**STATED GOAL:**
Both the line containing "Output the standalone" and the line containing "1.5, 2.9, 3, 4];" are part of the range to copy, along with every line between them. Copy it exactly and leave out the pictures.

(Charts and diagrams as code)
********
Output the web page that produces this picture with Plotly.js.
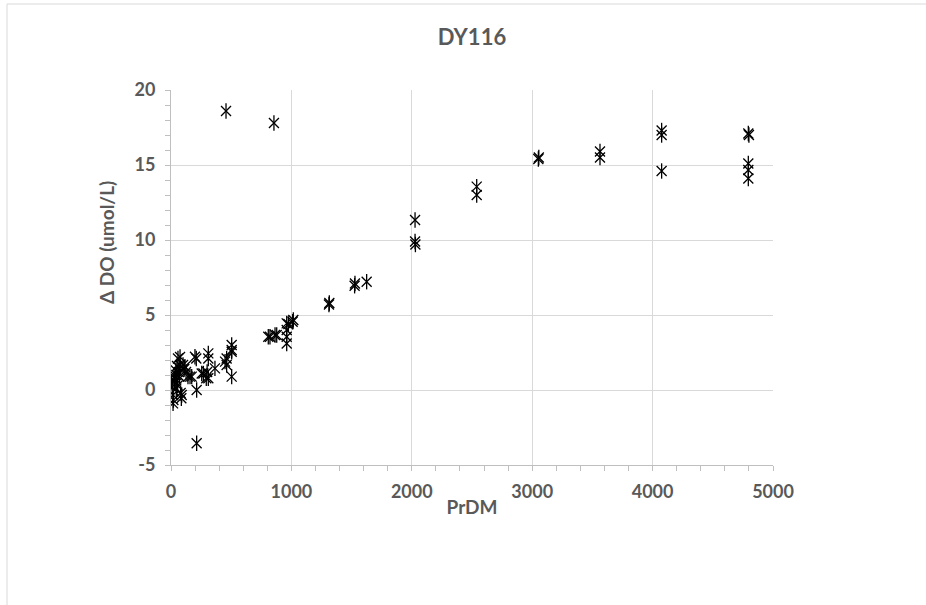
<!DOCTYPE html>
<html>
<head>
<meta charset="utf-8">
<script src="https://cdn.plot.ly/plotly-3.0.1.min.js"></script>
<style>
html,body{margin:0;padding:0;background:#fff;}
#chart{width:926px;height:605px;}
</style>
</head>
<body>
<div id="chart"></div>
<script>
// PrDM (dbar) values
var prdm = [
  3, 10, 17, 17, 20, 25, 30, 33, 40, 44, 44, 50, 55, 58, 65, 70, 75, 75, 80, 86, 89,
  100, 110, 116, 125, 141, 158, 172,
  199, 210, 213, 213, 255, 269, 293, 300, 310, 310, 310, 365, 449, 462, 462,
  504, 504, 504, 504, 457,
  808, 822, 864, 878, 855, 961, 961, 961, 961, 975, 1016, 1010,
  1312, 1315, 1528, 1525, 1625,
  2027, 2027, 2030, 2539, 2539, 3051, 3055, 3563, 3563,
  4075, 4075, 4075, 4795, 4800, 4795, 4795, 4795
];
// Delta DO (umol/L) values
var deltaDO = [
  0.55, 0.2, -0.33, -0.89, -0.67, 1.0, 0.6, 0.78, 1.3, 1.0, 0.1, 1.6, 0.3, 2.1, 1.2, 0.9, 2.2, 1.67, -0.2, -0.55, -0.33,
  1.67, 1.4, 1.55, 1.2, 0.89, 0.89, 0.89,
  2.22, 2.1, 0.0, -3.55, 1.1, 1.1, 0.78, 1.2, 2.44, 2.1, 0.78, 1.44, 1.89, 1.67, 2.1,
  3.0, 2.67, 2.55, 0.89, 18.6,
  3.55, 3.55, 3.67, 3.67, 17.8, 4.44, 4.0, 3.55, 3.1, 4.4, 4.67, 4.55,
  5.7, 5.8, 7.1, 6.95, 7.22,
  11.33, 9.9, 9.7, 13.56, 13.0, 15.4, 15.5, 15.9, 15.5,
  17.3, 17.0, 14.6, 17.1, 17.0, 15.1, 14.67, 14.1
];
var yTickVals = [-5, 0, 5, 10, 15, 20];
var yTickText = ["-5", "0", "5", "10", "15", "20"];
var chartTitle = "DY116";
var xTitle = "PrDM";
var yTitle = "\u0394 DO (umol/L)";

var gray = "#595959";
var fontFam = "Lato, 'Open Sans', sans-serif";

var traces = [
  {x: prdm, y: deltaDO, type: "scatter", mode: "markers", hoverinfo: "x+y",
   marker: {symbol: "x-thin-open", size: 10, color: "#000", line: {color: "#000", width: 1.3}}, showlegend: false},
  {x: prdm, y: deltaDO, type: "scatter", mode: "markers", hoverinfo: "skip",
   marker: {symbol: "line-ns-open", size: 11, color: "#000", line: {color: "#000", width: 1.3}}, showlegend: false}
];

var layout = {
  width: 926, height: 605,
  margin: {l: 171, r: 153, t: 90, b: 140},
  paper_bgcolor: "#fff", plot_bgcolor: "#fff",
  font: {family: fontFam, color: gray},
  title: {text: "<b>" + chartTitle + "</b>", font: {size: 22, color: gray, family: fontFam},
          xref: "paper", x: 0.5, xanchor: "center", yref: "container", y: 1 - 37/605, yanchor: "middle"},
  xaxis: {
    range: [0, 5000], dtick: 1000, tick0: 0,
    showgrid: true, gridcolor: "#d9d9d9", gridwidth: 1,
    zeroline: false,
    showline: true, linecolor: "#bfbfbf", linewidth: 1,
    ticks: "outside", ticklen: 5, tickcolor: "#bfbfbf",
    minor: {dtick: 200, ticks: "outside", ticklen: 5, tickcolor: "#bfbfbf", showgrid: false},
    tickfont: {size: 18, color: gray, family: fontFam, weight: "bold"},
    ticklabelstandoff: 5,
    title: {text: "<b>" + xTitle + "</b>", font: {size: 19, color: gray, family: fontFam}, standoff: 0}
  },
  yaxis: {
    range: [-5, 20], tickmode: "array", tickvals: yTickVals, ticktext: yTickText,
    showgrid: true, gridcolor: "#d9d9d9", gridwidth: 1,
    zeroline: true, zerolinecolor: "#d9d9d9", zerolinewidth: 1,
    showline: true, linecolor: "#bfbfbf", linewidth: 1,
    ticks: "outside", ticklen: 5, tickcolor: "#bfbfbf",
    minor: {dtick: 1, tick0: 0, ticks: "outside", ticklen: 5, tickcolor: "#bfbfbf", showgrid: false},
    tickfont: {size: 18, color: gray, family: fontFam, weight: "bold"},
    ticklabelstandoff: 6
  },
  annotations: [
    {text: "<b>" + yTitle + "</b>", textangle: -90, xref: "paper", yref: "paper",
     x: (106 - 171) / 602, y: (465 - 243) / 375, xanchor: "center", yanchor: "middle",
     showarrow: false, font: {size: 19, color: gray, family: fontFam}}
  ],
  shapes: [
    {type: "rect", xref: "paper", yref: "paper", layer: "below",
     x0: (7 - 171) / 602, x1: (935 - 171) / 602, y0: (465 - 615) / 375, y1: (465 - 4) / 375,
     line: {color: "#d9d9d9", width: 1}, fillcolor: "rgba(0,0,0,0)"}
  ]
};

Plotly.newPlot("chart", traces, layout, {displayModeBar: false, staticPlot: true});
</script>
</body>
</html>
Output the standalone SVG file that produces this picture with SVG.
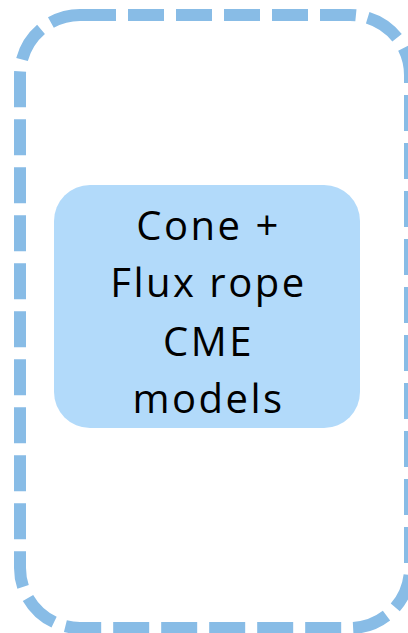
<svg xmlns="http://www.w3.org/2000/svg" width="408" height="633" viewBox="0 0 408 633">
<style>
.grp{fill:none;stroke:#88bce6;stroke-width:12;stroke-dasharray:36 12}
.node{fill:#b2dafa;stroke:none}
.lbl{font-family:"Open Sans","Noto Sans","DejaVu Sans",sans-serif;font-size:40px;letter-spacing:2.5px;fill:#000;text-anchor:middle}
</style>
<rect width="408" height="633" fill="#fff"/>
<g id="group">
<rect class="grp" x="20" y="15" width="390" height="613" rx="60" ry="60"/>
</g>
<g id="node-cme">
<rect class="node" x="54" y="185" width="306" height="243" rx="36" ry="36"/>
<text class="lbl" x="208.5" y="240">Cone +</text>
<text class="lbl" x="208.5" y="297">Flux rope</text>
<text class="lbl" x="208.5" y="356">CME</text>
<text class="lbl" x="208.5" y="413">models</text>
</g>
<g id="connectors"/>
</svg>
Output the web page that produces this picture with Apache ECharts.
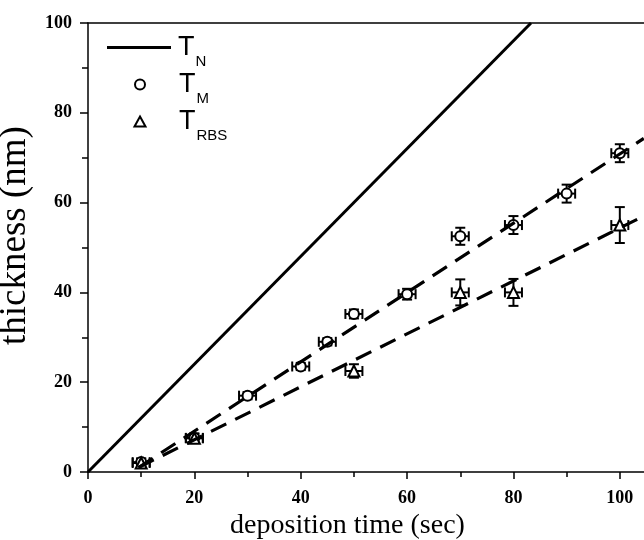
<!DOCTYPE html>
<html>
<head>
<meta charset="utf-8">
<script src="https://cdn.jsdelivr.net/npm/echarts@6/dist/echarts.min.js"></script>
<style>html,body{margin:0;padding:0;background:#fff}#c{width:644px;height:540px}</style>
</head>
<body>
<div id="c"></div>
<script>
// ---- data ----
const yTicks = [0, 20, 40, 60, 80, 100];

// T_N (nominal) line
const tnT = [0, 83.3];
const tnThick = [0, 100];

// T_M (circles)
const tmT     = [10, 20, 30, 40, 45, 50, 60, 70, 80, 90, 100];
const tmThick = [2.2, 7.6, 17, 23.5, 29, 35.2, 39.6, 52.5, 55, 62, 71];
const tmErrX  = [1.6, 1.6, 1.6, 1.6, 1.6, 1.6, 1.6, 1.6, 1.6, 1.6, 1.6];
const tmErrY  = [0.8, 1, 0.8, 0.8, 0.8, 1, 1.2, 1.9, 2, 2, 2];

// T_RBS (triangles)
const rbsT     = [10, 20, 50, 70, 80, 100];
const rbsThick = [2, 7.5, 22.5, 40, 40, 55];
const rbsErrX  = [1.6, 1.6, 1.6, 1.6, 1.6, 1.6];
const rbsErrY  = [1, 1, 1.5, 2.9, 3, 4];

// dashed fit lines (end points)
const fitMT = [9.5, 104.5];
const fitMThick = [1, 74.3];
const fitRT = [9.5, 104.5];
const fitRThick = [1, 57];

const pairs = (a, b) => a.map((v, i) => [v, b[i]]);
const errData = (x, y, ex, ey) => x.map((v, i) => [v, y[i], ex[i], ey[i]]);

function renderErr(params, api) {
  const x = api.value(0), y = api.value(1), ex = api.value(2), ey = api.value(3);
  const l = api.coord([x - ex, y]), r = api.coord([x + ex, y]);
  const t = api.coord([x, y + ey]), b = api.coord([x, y - ey]);
  const cap = 5;
  const st = { stroke: '#000', lineWidth: 2 };
  const ln = (x1, y1, x2, y2) => ({ type: 'line', shape: { x1, y1, x2, y2 }, style: st });
  return {
    type: 'group',
    children: [
      ln(l[0], l[1], r[0], r[1]),
      ln(l[0], l[1] - cap, l[0], l[1] + cap),
      ln(r[0], r[1] - cap, r[0], r[1] + cap),
      ln(t[0], t[1], b[0], b[1]),
      ln(t[0] - cap, t[1], t[0] + cap, t[1]),
      ln(b[0] - cap, b[1], b[0] + cap, b[1])
    ]
  };
}

const tickFont = { fontFamily: 'Liberation Serif', fontWeight: 'bold', fontSize: 18, color: '#000' };
const subs = { 'T_N': 'N', 'T_M': 'M', 'T_RBS': 'RBS' };
const legendRich = (padLeft) => ({
  color: '#000',
  rich: {
    a: { fontFamily: 'Liberation Sans', fontSize: 27, lineHeight: 26, padding: [12, 0, 12, padLeft], verticalAlign: 'middle', color: '#000' },
    b: { fontFamily: 'Liberation Sans', fontSize: 15, lineHeight: 15, padding: [20, 0, 0, 1], verticalAlign: 'top', color: '#000' }
  }
});

const chart = echarts.init(document.getElementById('c'), null, { renderer: 'canvas' });
chart.setOption({
  animation: false,
  backgroundColor: '#fff',
  grid: { left: 88, top: 23, right: -29, bottom: 68, containLabel: false, outerBoundsMode: 'none' },
  legend: [{
    data: [{ name: 'T_N', icon: 'rect' }],
    orient: 'vertical', left: 107, top: 22, padding: 0,
    itemWidth: 64, itemHeight: 3, itemGap: 0,
    selectedMode: false,
    formatter: n => '{a|T}{b|' + subs[n] + '}',
    textStyle: legendRich(2)
  }, {
    data: [{ name: 'T_M', icon: 'circle' }, { name: 'T_RBS', icon: 'triangle' }],
    orient: 'vertical', left: 133.5, top: 59, padding: 0,
    itemWidth: 11, itemHeight: 10, itemGap: -14,
    selectedMode: false,
    formatter: n => '{a|T}{b|' + subs[n] + '}',
    textStyle: legendRich(28.5)
  }],
  xAxis: [{
    type: 'value', min: 0, max: 110, interval: 20,
    name: 'deposition time (sec)', nameLocation: 'middle', nameGap: 37,
    nameTextStyle: { fontFamily: 'Liberation Serif', fontSize: 28, color: '#000', padding: [0, 66, 0, 0] },
    axisLine: { onZero: false, lineStyle: { color: '#000', width: 1.5 } },
    axisTick: { inside: false, length: 7, lineStyle: { color: '#000', width: 1.5 } },
    minorTick: { show: true, splitNumber: 2, length: 5, lineStyle: { color: '#000', width: 1.5 } },
    axisLabel: Object.assign({ margin: 17, showMaxLabel: false }, tickFont),
    splitLine: { show: false }
  }, {
    type: 'value', position: 'top', min: 0, max: 110,
    axisLine: { show: true, onZero: false, lineStyle: { color: '#000', width: 1.5 } },
    axisTick: { show: false }, axisLabel: { show: false }, splitLine: { show: false }
  }],
  yAxis: [{
    type: 'value', min: 0, max: 100, interval: 20,
    name: 'thickness (nm)', nameLocation: 'middle', nameGap: 35,
    nameTextStyle: { fontFamily: 'Liberation Serif', fontSize: 37, color: '#000', padding: [0, 0, 0, 24] },
    axisLine: { show: true, onZero: false, lineStyle: { color: '#000', width: 1.5 } },
    axisTick: { show: true, inside: false, length: 8, lineStyle: { color: '#000', width: 1.5 } },
    minorTick: { show: true, splitNumber: 2, length: 6, lineStyle: { color: '#000', width: 1.5 } },
    axisLabel: Object.assign({ margin: 16, customValues: yTicks }, tickFont),
    splitLine: { show: false }
  }],
  series: [
    { name: 'T_N', type: 'line', data: pairs(tnT, tnThick), symbol: 'none',
      lineStyle: { color: '#000', width: 3 }, itemStyle: { color: '#000' }, z: 3 },
    { name: 'fitM', type: 'line', data: pairs(fitMT, fitMThick), symbol: 'none',
      lineStyle: { color: '#000', width: 3.2, type: [17, 10] }, z: 4 },
    { name: 'fitR', type: 'line', data: pairs(fitRT, fitRThick), symbol: 'none',
      lineStyle: { color: '#000', width: 3.2, type: [17, 10] }, z: 4 },
    { name: 'errM', type: 'custom', renderItem: renderErr, data: errData(tmT, tmThick, tmErrX, tmErrY), z: 2 },
    { name: 'errR', type: 'custom', renderItem: renderErr, data: errData(rbsT, rbsThick, rbsErrX, rbsErrY), z: 2 },
    { name: 'T_M', type: 'scatter', data: pairs(tmT, tmThick), symbol: 'circle', symbolSize: 10,
      itemStyle: { color: '#fff', borderColor: '#000', borderWidth: 2, opacity: 1 }, z: 3 },
    { name: 'T_RBS', type: 'scatter', data: pairs(rbsT, rbsThick), symbol: 'triangle', symbolSize: 11,
      itemStyle: { color: '#fff', borderColor: '#000', borderWidth: 2, opacity: 1 }, z: 3 }
  ]
});
</script>
</body>
</html>
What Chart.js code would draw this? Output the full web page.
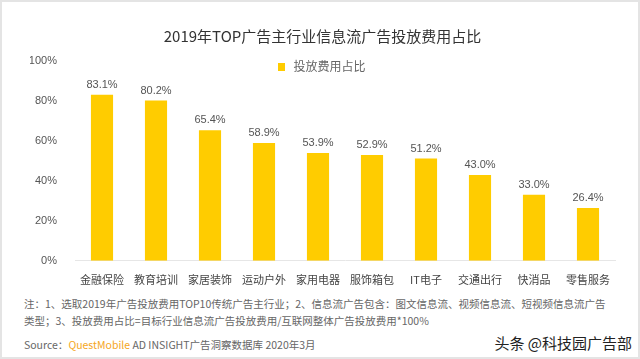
<!DOCTYPE html>
<html>
<head>
<meta charset="utf-8">
<script src="https://cdn.jsdelivr.net/npm/chart.js@4"></script>
<style>
  body { margin: 0; background: #fff; font-family: "Noto Sans CJK SC", "Noto Sans", sans-serif; }
  #wrap { position: relative; width: 640px; height: 359px; box-sizing: border-box; border: 2px solid #e4e4e4; overflow: hidden; }
  #chartBox { position: absolute; left: -2px; top: -2px; width: 640px; height: 290px; }
  #legend { position: absolute; left: 0; width: 640px; top: 55px; text-align: center; font-size: 12px; color: #666; }
  #legend i { display: inline-block; width: 7px; height: 8px; background: #ffcc00; margin-right: 8px; vertical-align: 0px; }
  .note { position: absolute; left: 22px; font-size: 10.5px; color: #666; white-space: nowrap; }
  .note b { font-weight: normal; color: #f5a623; }
  #brand { position: absolute; right: 6px; top: 330px; font-size: 15px; color: #222; }
</style>
</head>
<body>
<div id="wrap">
  <div id="chartBox"><canvas id="myChart" width="640" height="290"></canvas></div>
  <div id="legend"><i></i>投放费用占比</div>
  <div class="note" style="top:294px">注：1、选取2019年广告投放费用TOP10传统广告主行业；2、信息流广告包含：图文信息流、视频信息流、短视频信息流广告</div>
  <div class="note" style="top:311px">类型；3、投放费用占比=目标行业信息流广告投放费用/互联网整体广告投放费用*100%</div>
  <div class="note" style="top:335px">Source：<b>QuestMobile</b> AD INSIGHT广告洞察数据库 2020年3月</div>
  <div id="brand">头条 @科技园广告部</div>
</div>
<script>
const categories = ["金融保险", "教育培训", "家居装饰", "运动户外", "家用电器", "服饰箱包", "IT电子", "交通出行", "快消品", "零售服务"];
const shares = [83.1, 80.2, 65.4, 58.9, 53.9, 52.9, 51.2, 43.0, 33.0, 26.4];
const yTicks = [0, 20, 40, 60, 80, 100];

// value labels above bars
const barLabels = {
  id: "barLabels",
  afterDatasetsDraw(chart) {
    const c = chart.ctx;
    c.save();
    c.font = "11px 'Liberation Sans', Arial, sans-serif";
    c.fillStyle = "#555";
    c.textAlign = "center";
    c.textBaseline = "middle";
    chart.getDatasetMeta(0).data.forEach((bar, i) => {
      c.fillText(shares[i].toFixed(1) + "%", bar.x, bar.y - 10);
    });
    c.restore();
  },
};

const ctx = document.getElementById("myChart");
const chart = new Chart(ctx, {
  type: "bar",
  data: {
    labels: categories,
    datasets: [
      {
        label: "投放费用占比",
        data: shares,
        backgroundColor: "#ffcc00",
        barPercentage: 0.82,
        categoryPercentage: 0.5,
      },
    ],
  },
  options: {
    responsive: false,
    animation: false,
    layout: { padding: { top: 27, right: 25, left: 30, bottom: 0 } },
    plugins: {
      legend: { display: false },
      tooltip: { enabled: false },
      title: {
        display: true,
        text: "2019年TOP广告主行业信息流广告投放费用占比",
        color: "#333",
        font: { size: 15, family: "'Noto Sans CJK SC', sans-serif", weight: "normal" },
        padding: { top: 0, bottom: 16 },
      },
    },
    scales: {
      x: {
        grid: { display: false },
        border: { color: "#e6e6e6" },
        ticks: { color: "#444", font: { size: 11, family: "'Noto Sans CJK SC', sans-serif" }, padding: 4, maxRotation: 0 },
      },
      y: {
        min: 0,
        max: 100,
        afterBuildTicks: (axis) => { axis.ticks = yTicks.map((v) => ({ value: v })); },
        afterFit: (axis) => { axis.width = 45; },
        grid: { display: false },
        border: { display: false },
        ticks: {
          color: "#555",
          padding: 10,
          font: { size: 11, family: "'Liberation Sans', Arial, sans-serif" },
          callback: (v) => v + "%",
        },
      },
    },
  },
  plugins: [barLabels],
});
</script>
</body>
</html>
********
**FINISHED TASK:**
Output the standalone SVG file that produces this picture with SVG.
<svg xmlns="http://www.w3.org/2000/svg" width="408" height="633" viewBox="0 0 408 633">
<style>
.grp{fill:none;stroke:#88bce6;stroke-width:12;stroke-dasharray:36 12}
.node{fill:#b2dafa;stroke:none}
.lbl{font-family:"Open Sans","Noto Sans","DejaVu Sans",sans-serif;font-size:40px;letter-spacing:2.5px;fill:#000;text-anchor:middle}
</style>
<rect width="408" height="633" fill="#fff"/>
<g id="group">
<rect class="grp" x="20" y="15" width="390" height="613" rx="60" ry="60"/>
</g>
<g id="node-cme">
<rect class="node" x="54" y="185" width="306" height="243" rx="36" ry="36"/>
<text class="lbl" x="208.5" y="240">Cone +</text>
<text class="lbl" x="208.5" y="297">Flux rope</text>
<text class="lbl" x="208.5" y="356">CME</text>
<text class="lbl" x="208.5" y="413">models</text>
</g>
<g id="connectors"/>
</svg>
Output the web page that produces this picture with Apache ECharts.
<!DOCTYPE html>
<html>
<head>
<meta charset="utf-8">
<script src="https://cdn.jsdelivr.net/npm/echarts@6/dist/echarts.min.js"></script>
<style>html,body{margin:0;padding:0;background:#fff}#c{width:644px;height:540px}</style>
</head>
<body>
<div id="c"></div>
<script>
// ---- data ----
const yTicks = [0, 20, 40, 60, 80, 100];

// T_N (nominal) line
const tnT = [0, 83.3];
const tnThick = [0, 100];

// T_M (circles)
const tmT     = [10, 20, 30, 40, 45, 50, 60, 70, 80, 90, 100];
const tmThick = [2.2, 7.6, 17, 23.5, 29, 35.2, 39.6, 52.5, 55, 62, 71];
const tmErrX  = [1.6, 1.6, 1.6, 1.6, 1.6, 1.6, 1.6, 1.6, 1.6, 1.6, 1.6];
const tmErrY  = [0.8, 1, 0.8, 0.8, 0.8, 1, 1.2, 1.9, 2, 2, 2];

// T_RBS (triangles)
const rbsT     = [10, 20, 50, 70, 80, 100];
const rbsThick = [2, 7.5, 22.5, 40, 40, 55];
const rbsErrX  = [1.6, 1.6, 1.6, 1.6, 1.6, 1.6];
const rbsErrY  = [1, 1, 1.5, 2.9, 3, 4];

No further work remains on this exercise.